Colorado Springs Business Journal
- Type: Weekly business newspaper
- Owner(s): Colorado Publishing Company
- Founder(s): Chuck Sheldon and Roger Powell
- Founded: April 1, 1989
- Ceased publication: December 27, 2023
- Headquarters: 31 Platte Avenue, Colorado Springs, Colorado
- ISSN: 1062-810X
- Website: csbj.com

= Colorado Springs Business Journal =

US weekly business periodical

Colorado Springs Business Journal, founded in 1989, was a weekly business periodical for Colorado Springs, Colorado. In 2022, it was merged into the Colorado Springs Independent, which ceased publication a year later.

==History==
Chuck Shelden, Carl Hanner and Roger Powell founded the Colorado Springs Business Journal on April 1, 1989. Its first office was in the DeGraff Building on S. Tejon and it was first a twice a month publication. By 1993 it had become a weekly publication, had 15 staff members and moved to 31 E. Platte Avenue. In 1998 Shelden and Powell sold the journal to the Dolan Media Group, which is based in Minneapolis, Minnesota and also published the Colorado Springs Military Newspaper Group. As reported in 2005 and 2010, there were 20 people on staff. In 2012, the Business Journal was sold by Dolan to the Colorado Springs Independent. Colorado Publishing Company. Its revenue was below $5 million in 2005 and above $5 million in 2010.
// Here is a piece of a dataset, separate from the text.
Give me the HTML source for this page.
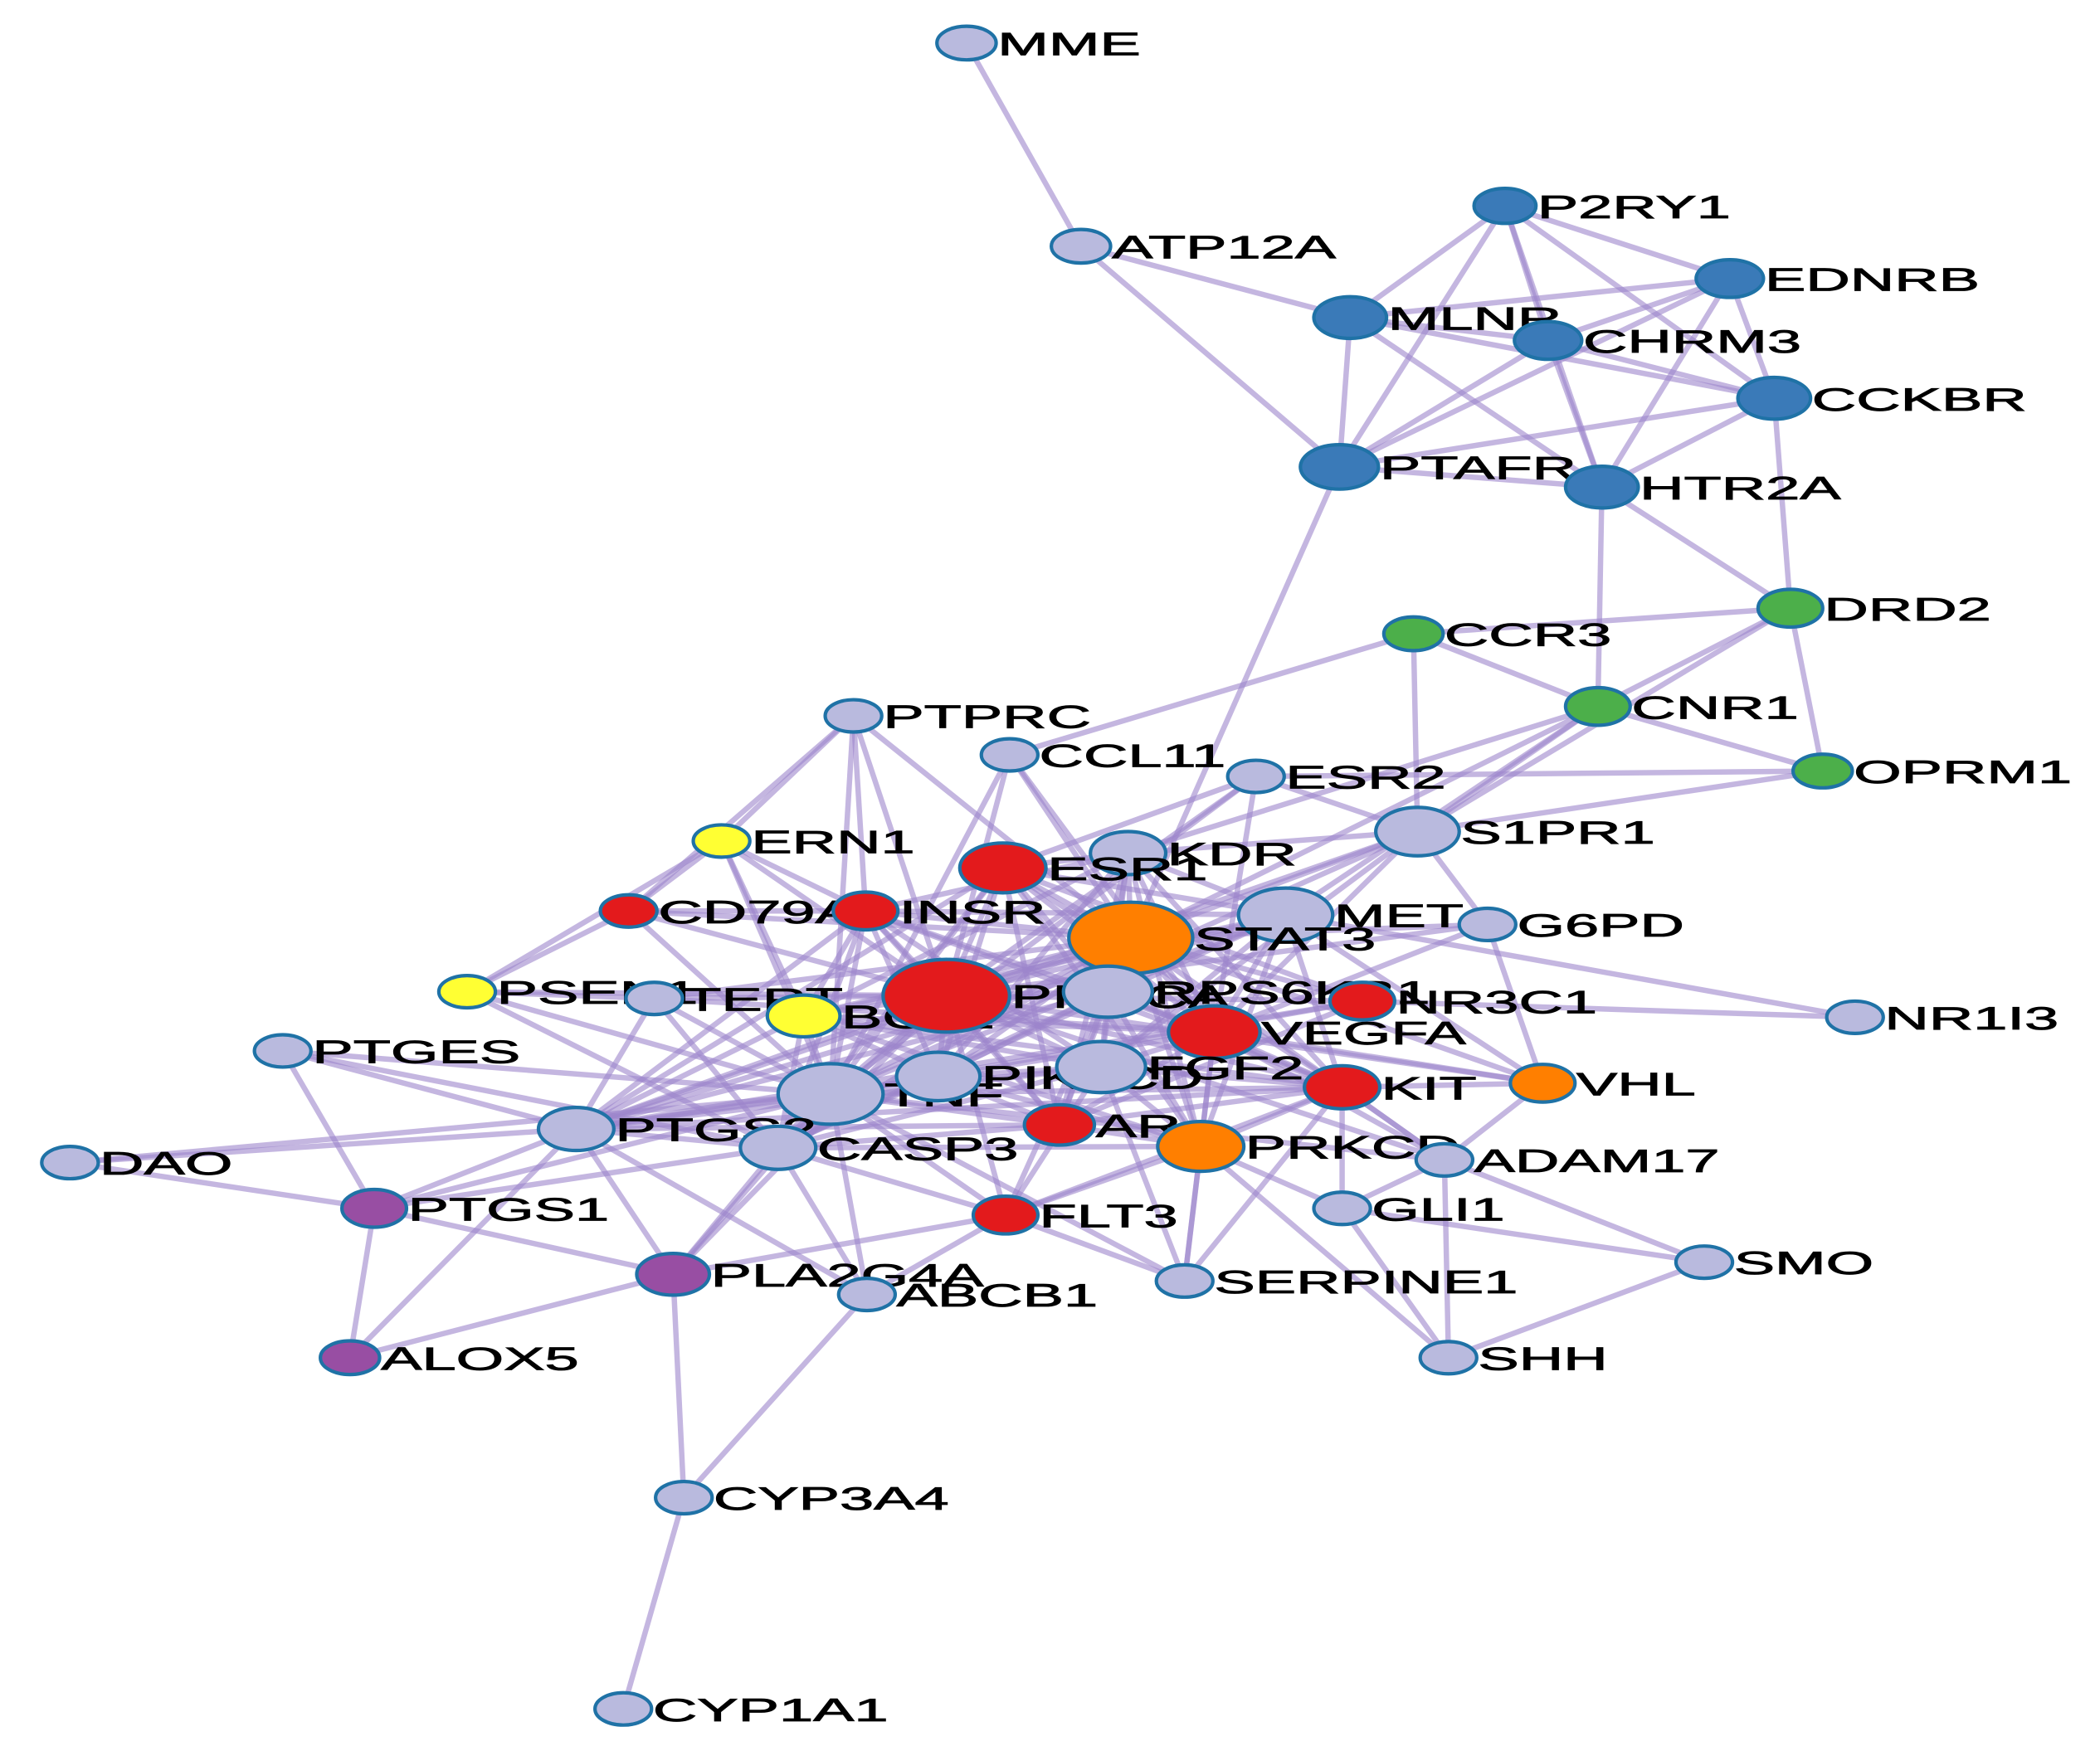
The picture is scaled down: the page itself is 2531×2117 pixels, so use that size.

In December 2022, it was announced the Colorado Springs Business Journal would merge with the Colorado Springs Independent and Pikes Peak Bulletin into a new publication called Sixty35 News Magazine. The publication had its name changed back to Colorado Springs Independent in March 2023. The Colorado Springs Business Journal was published as a section in the newspaper and at the same time maintained its own website. On December 20, 2023, publisher Fran Zankowski announced the Colorado Springs Independent 's last issue would be published on Dec. 27, with the Colorado Springs Business Journal ceasing as a result.

In February 2024, Zankowski sold the rights to publish the Colorado Springs Independent and Colorado Springs Business Journal to business partners J.W. Roth and Kevin O’Neil. The paper officially relaunched on May 16, 2024. Fourteen months later, the new owners laid off all staff and sold the Independent and Business Journal to Dirk R. Hobbs and Colorado Media Group. He planned to relaunch the Independent and fold the Business Journal into Southern Colorado Business Forum & Digest.

==Overview==
It is one of four major print media in Colorado Springs as of 2013. At that time the others were The Gazette, Colorado Springs Independent (the Independent), and The Employment News.

It was the city's primary source of business information and news, covering health care industries, tourism, finance, real estate, retailing, wholesaling, management, technology, law, communications and transportation. Special sections included Best of Springs Business, Rising Stars, Book of Lists and Women of Influence. It was one of the city's named resources for new and existing businesses.

It has been Better Business Bureau accredited since March 24, 2000. As of June, 2013, it had an A+ rating.